(August 30, 2013) FLUSHING MEADOWS, NY – For nearly 18 years, Jill Craybas represented the United States on the WTA Tour. Her famous work ethic, charisma and longevity made her an instant fan favorite. At the age of 39, the Rhode Island-native revealed she will be hanging up her racquet following the US Open.
Craybas peaked at a career-high singles ranking of 39, in 2006, and will be best remembered for reaching the Round of 16 at the 2005 Wimbledon Championships after stunning Serena Williams 6-3, 7-6 in the third round.
A NCAA singles champion and graduate of the University of Florida, Craybas’ lone WTA title came at the Japan Open, in Tokyo, in 2002. She also reached the final of the 2008 Pattaya Open, in Thailand, where she fell to Agnieszka Radwanska in a third set tiebreak.
At 5’3”, Craybas was a far more accomplished doubles player during her career. With Marlene Weingartner, she reached the French Open quarterfinals in 2004 and claimed five titles from 2003 to 2012 with five different partners. Her most recent crown came in Bad Gastein, Austria, in 2012, alongside Julia Goerges.
She comes into her final US Open focusing on only doubles, teaming with compatriot Coco Vandeweghe. The American pair are set to face the Romanian duo of Alexandra Cadantu and Simona Halep in the first round.
Craybas recently sat down with Josh Meiseles and Vito Ellison at Taste of Tennis to discuss her career, most memorable moments and future plans.
TPN: What has been your favorite place to play?
JC: Definitely in the US Open. I grew up only two hours from here so I know a lot of people here and a lot of people come to watch me play. The city has great energy and a great atmosphere so it’s nice to be back.
TPN: We see a lot of players retiring at 28, 29 years old. What’s the secret to your longevity? How do you keep yourself playing at such a high level?
JC: I’ve done a good job of making sure my fitness level is always there when competing
against the younger players , but I do have to say this is my last tournament. I probably
just decided a month ago. I’m really sad and excited.
TPN: How did you decide to hang it up?
JC: It’s a really tough decision to make because it’s been part of your life for so long. But I feel like lately my priorities have been starting to change, I’ve been starting to want other things in my life. I really struggled this past year with my tennis and how I was doing. I started pursuing some other things and started getting interested in other things, but it’s never an easy decision. You never know when you want to stop, but you kind of come to terms with it sooner or later.”
TPN: What has kept you motivated all these years?
JC: I’ve always loved the competition. I’ve always loved playing. I’ve always loved the
game. Loved going out and hitting. Loved going out and competing. Every day I feel like
you’re learning something new. With your losses you learn something, with your wins
you learn something. It’s always kept me really, really motivated. Learning new things and always trying to get better and better. And you hear that from the top players too. They’re always trying to get better and better. Ones that are number one in the world are always trying to get that extra edge.
TPN: A lot of memories, obviously.
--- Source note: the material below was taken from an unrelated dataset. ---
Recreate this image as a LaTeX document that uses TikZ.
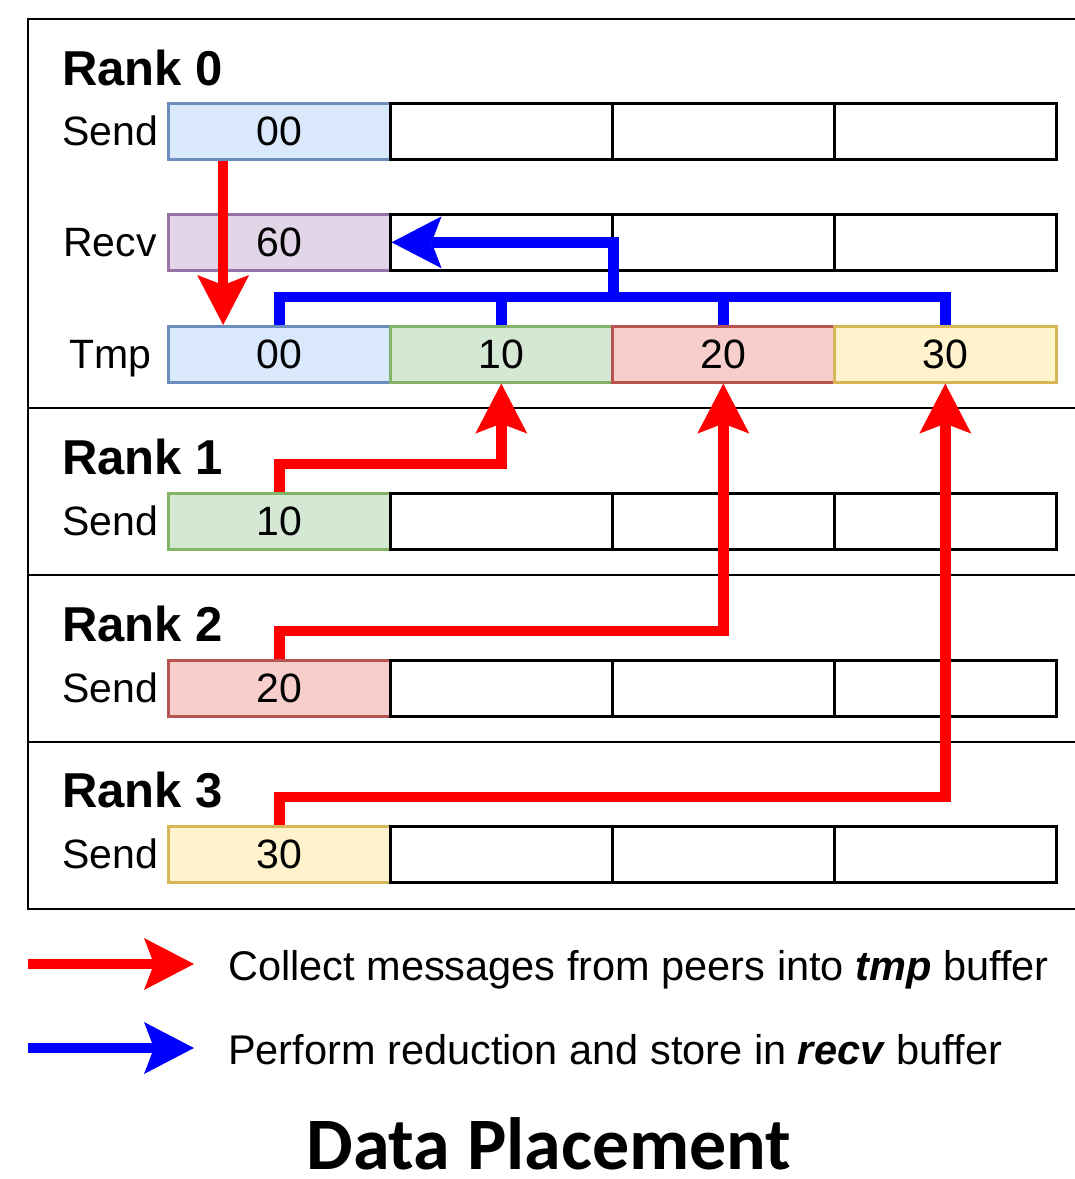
\documentclass[tikz,border=0pt]{standalone}
\usepackage{fontspec}
\setmainfont{Liberation Sans}
\newfontfamily\titlefont{Carlito}
\usetikzlibrary{arrows.meta,calc}

\definecolor{bluefill}{HTML}{DAE8FC}\definecolor{bluedraw}{HTML}{6C8EBF}
\definecolor{purplefill}{HTML}{E1D5E7}\definecolor{purpledraw}{HTML}{9673A6}
\definecolor{greenfill}{HTML}{D5E8D4}\definecolor{greendraw}{HTML}{82B366}
\definecolor{redfill}{HTML}{F8CECC}\definecolor{reddraw}{HTML}{B85450}
\definecolor{yellowfill}{HTML}{FFF2CC}\definecolor{yellowdraw}{HTML}{D6B656}
\definecolor{flowred}{HTML}{FF0000}\definecolor{flowblue}{HTML}{0000FF}

\begin{document}
\begin{tikzpicture}[x=1bp,y=-1bp,
  cell/.style={draw=black, fill=white, line width=2.6bp, minimum width=222bp,
    minimum height=56bp, inner sep=0pt, anchor=north west,
    font=\fontsize{41bp}{41bp}\selectfont},
  bluecell/.style={cell, fill=bluefill, draw=bluedraw},
  purplecell/.style={cell, fill=purplefill, draw=purpledraw},
  greencell/.style={cell, fill=greenfill, draw=greendraw},
  redcell/.style={cell, fill=redfill, draw=reddraw},
  yellowcell/.style={cell, fill=yellowfill, draw=yellowdraw},
  rowlabel/.style={inner sep=0pt, text height=30bp, text depth=0pt,
    font=\fontsize{41bp}{41bp}\selectfont},
  ranklabel/.style={inner sep=0pt, anchor=base west,
    font=\fontsize{49bp}{49bp}\selectfont\bfseries},
  headtip/.tip={Stealth[length=50bp, width=52bp, inset=10bp, line width=0pt]},
  collect/.style={draw=flowred, line width=10.5bp, line join=miter, -{headtip}},
  reduce/.style={draw=flowblue, line width=10.5bp, line join=miter},
  divider/.style={draw=black, line width=2.6bp},
  legendtext/.style={inner sep=0pt, anchor=base west,
    font=\fontsize{41.5bp}{41.5bp}\selectfont}
]
\useasboundingbox (0,0) rectangle (1075,1179);
\clip (0,0) rectangle (1075,1179);

% outer frame and rank separators
\draw[divider] (28,19) rectangle (1100,909);
\foreach \yy in {408,575,742} \draw[divider] (28,\yy) -- (1100,\yy);

% rank titles
\node[ranklabel] (rank0) at (62,85) {Rank 0};
\node[ranklabel] (rank1) at (62,474) {Rank 1};
\node[ranklabel] (rank2) at (62,641) {Rank 2};
\node[ranklabel] (rank3) at (62,807) {Rank 3};

% rank 0 buffers
\node[rowlabel] (lsend0) at (110,130) {Send};
\node[rowlabel] (lrecv0) at (110,241) {Recv};
\node[rowlabel] (ltmp0) at (110,353) {Tmp};

\node[bluecell] (s00) at (167,102) {00};
\node[cell] (s01) at (389,102) {};
\node[cell] (s02) at (611,102) {};
\node[cell] (s03) at (833,102) {};

\node[purplecell] (r60) at (167,213) {60};
\node[cell] (r61) at (389,213) {};
\node[cell] (r62) at (611,213) {};
\node[cell] (r63) at (833,213) {};

\node[bluecell] (t00) at (167,325) {00};
\node[greencell] (t10) at (389,325) {10};
\node[redcell] (t20) at (611,325) {20};
\node[yellowcell] (t30) at (833,325) {30};

% rank 1..3 send buffers
\node[rowlabel] (lsend1) at (110,520) {Send};
\node[greencell] (s10) at (167,492) {10};
\node[cell] (s11) at (389,492) {};
\node[cell] (s12) at (611,492) {};
\node[cell] (s13) at (833,492) {};

\node[rowlabel] (lsend2) at (110,687) {Send};
\node[redcell] (s20) at (167,659) {20};
\node[cell] (s21) at (389,659) {};
\node[cell] (s22) at (611,659) {};
\node[cell] (s23) at (833,659) {};

\node[rowlabel] (lsend3) at (110,853) {Send};
\node[yellowcell] (s30) at (167,825) {30};
\node[cell] (s31) at (389,825) {};
\node[cell] (s32) at (611,825) {};
\node[cell] (s33) at (833,825) {};

% local copy of the own block into tmp
\draw[collect] ($(s00.south west)!0.25!(s00.south east)$)
  -- ($(t00.north west)!0.25!(t00.north east)$);

% reduction: tmp blocks gathered on a bus, result into recv
\coordinate (bus) at (0,297);
\draw[reduce] (t00.north) |- (t30.north |- bus) -- (t30.north);
\draw[reduce] (t10.north) -- (t10.north |- bus);
\draw[reduce] (t20.north) -- (t20.north |- bus);
\draw[reduce, -{headtip}] (t10.north east |- bus) |- (r60.east);

% peers send their blocks into tmp
\draw[collect] (s10.north) -- ++(0,-28) -| (t10.south);
\draw[collect] (s20.north) -- ++(0,-28) -| (t20.south);
\draw[collect] (s30.north) -- ++(0,-28) -| (t30.south);

% legend
\coordinate (lr0) at (28,964);
\coordinate (lr1) at (194,964);
\coordinate (lb0) at (28,1048);
\coordinate (lb1) at (194,1048);
\draw[collect] (lr0) -- (lr1);
\draw[reduce, -{headtip}] (lb0) -- (lb1);
\node[legendtext] (leg1) at (228,980)
  {Collect messages from peers into \textbf{\textit{tmp}} buffer};
\node[legendtext] (leg2) at (228,1064)
  {Perform reduction and store in \textbf{\textit{recv}} buffer};

% caption
\node[inner sep=0pt, anchor=base, text depth=0pt,
  font=\fontsize{74bp}{74bp}\selectfont\titlefont\bfseries]
  (caption) at (549,1169) {Data Placement};
\end{tikzpicture}
\end{document}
Are there a few that really stand out?
JC: Definitely when I beat Serena at Wimbledon. Not only was it one of the biggest stages, it was the third round of Wimbledon and was one of the biggest wins of my career. I remember points of that match that even when I lost the point the energy of the crowd was amazing. There were moments when I felt that this is what I play for. The feeling, the energy you get from the crowd, the competition, the amazing points that you have and that was one that really stuck out for me.
TPN: You’re in the (singles) main draw?
JC: I’m not playing singles, I’m hoping to play doubles here with Coco Vandeweghe. She is a really great person I can finish with.
TPN: Do you have any post-career projects you are working on?
JC: I’m taking a photography class online. Doing a little bit of commentating here and there. I’m not sure if it’s something I want to pursue but it’s something I’ve been interested in.